Reproduce all the material exactly, minus any pictures it holds.
___ Supplied material ___
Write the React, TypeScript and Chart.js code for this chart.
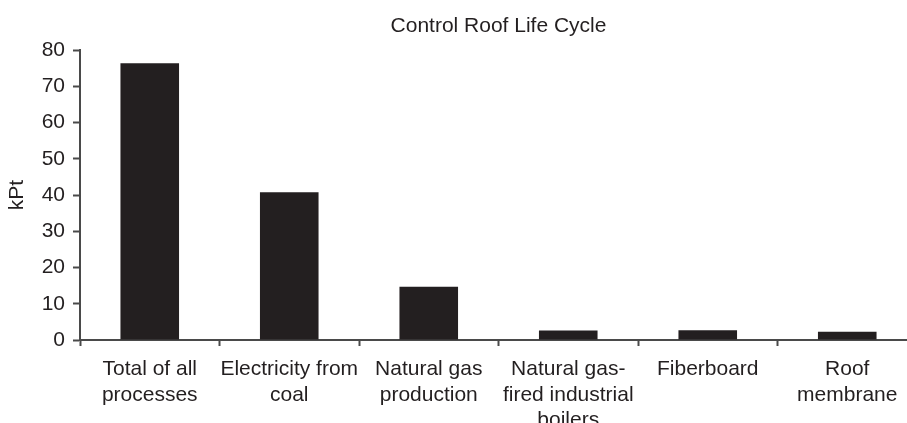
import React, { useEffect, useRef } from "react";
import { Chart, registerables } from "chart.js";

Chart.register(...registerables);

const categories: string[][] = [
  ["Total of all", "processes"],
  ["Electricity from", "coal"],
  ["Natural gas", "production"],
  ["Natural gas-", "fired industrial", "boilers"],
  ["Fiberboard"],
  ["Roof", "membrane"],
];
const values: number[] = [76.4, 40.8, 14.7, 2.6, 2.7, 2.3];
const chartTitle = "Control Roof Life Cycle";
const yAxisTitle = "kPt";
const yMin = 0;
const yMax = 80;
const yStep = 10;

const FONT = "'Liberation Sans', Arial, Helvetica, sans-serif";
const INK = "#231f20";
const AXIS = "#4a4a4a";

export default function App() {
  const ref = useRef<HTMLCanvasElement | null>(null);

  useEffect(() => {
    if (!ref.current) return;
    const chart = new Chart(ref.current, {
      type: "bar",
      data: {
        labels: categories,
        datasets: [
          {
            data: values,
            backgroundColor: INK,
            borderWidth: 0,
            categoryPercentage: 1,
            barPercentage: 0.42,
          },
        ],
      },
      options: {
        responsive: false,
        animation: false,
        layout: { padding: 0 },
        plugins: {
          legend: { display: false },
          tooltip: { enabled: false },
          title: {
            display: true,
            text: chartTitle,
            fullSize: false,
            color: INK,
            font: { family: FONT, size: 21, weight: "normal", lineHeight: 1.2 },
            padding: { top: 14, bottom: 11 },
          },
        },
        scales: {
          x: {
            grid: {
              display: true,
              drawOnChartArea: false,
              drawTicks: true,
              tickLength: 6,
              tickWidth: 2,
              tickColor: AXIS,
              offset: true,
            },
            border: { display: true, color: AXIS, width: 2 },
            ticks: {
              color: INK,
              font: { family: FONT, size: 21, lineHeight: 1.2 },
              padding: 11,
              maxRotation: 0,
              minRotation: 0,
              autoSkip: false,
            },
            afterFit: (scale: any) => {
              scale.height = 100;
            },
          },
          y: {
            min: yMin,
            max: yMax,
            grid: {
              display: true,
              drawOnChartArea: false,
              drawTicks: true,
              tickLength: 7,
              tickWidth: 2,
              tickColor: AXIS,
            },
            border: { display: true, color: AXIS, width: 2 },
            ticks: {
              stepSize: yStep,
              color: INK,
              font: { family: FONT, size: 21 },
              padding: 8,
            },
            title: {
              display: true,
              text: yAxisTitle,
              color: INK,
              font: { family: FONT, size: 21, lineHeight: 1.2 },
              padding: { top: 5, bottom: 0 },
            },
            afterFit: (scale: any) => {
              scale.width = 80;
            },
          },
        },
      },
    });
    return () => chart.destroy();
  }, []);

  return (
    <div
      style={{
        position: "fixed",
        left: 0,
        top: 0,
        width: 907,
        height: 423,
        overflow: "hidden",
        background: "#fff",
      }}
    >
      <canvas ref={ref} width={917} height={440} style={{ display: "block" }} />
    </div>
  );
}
___
Written response »
Write the React, TypeScript and Chart.js code for this chart.
import React, { useEffect, useRef } from "react";
import { Chart, registerables } from "chart.js";

Chart.register(...registerables);

const categories: string[][] = [
  ["Total of all", "processes"],
  ["Electricity from", "coal"],
  ["Natural gas", "production"],
  ["Natural gas-", "fired industrial", "boilers"],
  ["Fiberboard"],
  ["Roof", "membrane"],
];
const values: number[] = [76.4, 40.8, 14.7, 2.6, 2.7, 2.3];
const chartTitle = "Control Roof Life Cycle";
const yAxisTitle = "kPt";
const yMin = 0;
const yMax = 80;
const yStep = 10;

const FONT = "'Liberation Sans', Arial, Helvetica, sans-serif";
const INK = "#231f20";
const AXIS = "#4a4a4a";

export default function App() {
  const ref = useRef<HTMLCanvasElement | null>(null);

  useEffect(() => {
    if (!ref.current) return;
    const chart = new Chart(ref.current, {
      type: "bar",
      data: {
        labels: categories,
        datasets: [
          {
            data: values,
            backgroundColor: INK,
            borderWidth: 0,
            categoryPercentage: 1,
            barPercentage: 0.42,
          },
        ],
      },
      options: {
        responsive: false,
        animation: false,
        layout: { padding: 0 },
        plugins: {
          legend: { display: false },
          tooltip: { enabled: false },
          title: {
            display: true,
            text: chartTitle,
            fullSize: false,
            color: INK,
            font: { family: FONT, size: 21, weight: "normal", lineHeight: 1.2 },
            padding: { top: 14, bottom: 11 },
          },
        },
        scales: {
          x: {
            grid: {
              display: true,
              drawOnChartArea: false,
              drawTicks: true,
              tickLength: 6,
              tickWidth: 2,
              tickColor: AXIS,
              offset: true,
            },
            border: { display: true, color: AXIS, width: 2 },
            ticks: {
              color: INK,
              font: { family: FONT, size: 21, lineHeight: 1.2 },
              padding: 11,
              maxRotation: 0,
              minRotation: 0,
              autoSkip: false,
            },
            afterFit: (scale: any) => {
              scale.height = 100;
            },
          },
          y: {
            min: yMin,
            max: yMax,
            grid: {
              display: true,
              drawOnChartArea: false,
              drawTicks: true,
              tickLength: 7,
              tickWidth: 2,
              tickColor: AXIS,
            },
            border: { display: true, color: AXIS, width: 2 },
            ticks: {
              stepSize: yStep,
              color: INK,
              font: { family: FONT, size: 21 },
              padding: 8,
            },
            title: {
              display: true,
              text: yAxisTitle,
              color: INK,
              font: { family: FONT, size: 21, lineHeight: 1.2 },
              padding: { top: 5, bottom: 0 },
            },
            afterFit: (scale: any) => {
              scale.width = 80;
            },
          },
        },
      },
    });
    return () => chart.destroy();
  }, []);

  return (
    <div
      style={{
        position: "fixed",
        left: 0,
        top: 0,
        width: 907,
        height: 423,
        overflow: "hidden",
        background: "#fff",
      }}
    >
      <canvas ref={ref} width={917} height={440} style={{ display: "block" }} />
    </div>
  );
}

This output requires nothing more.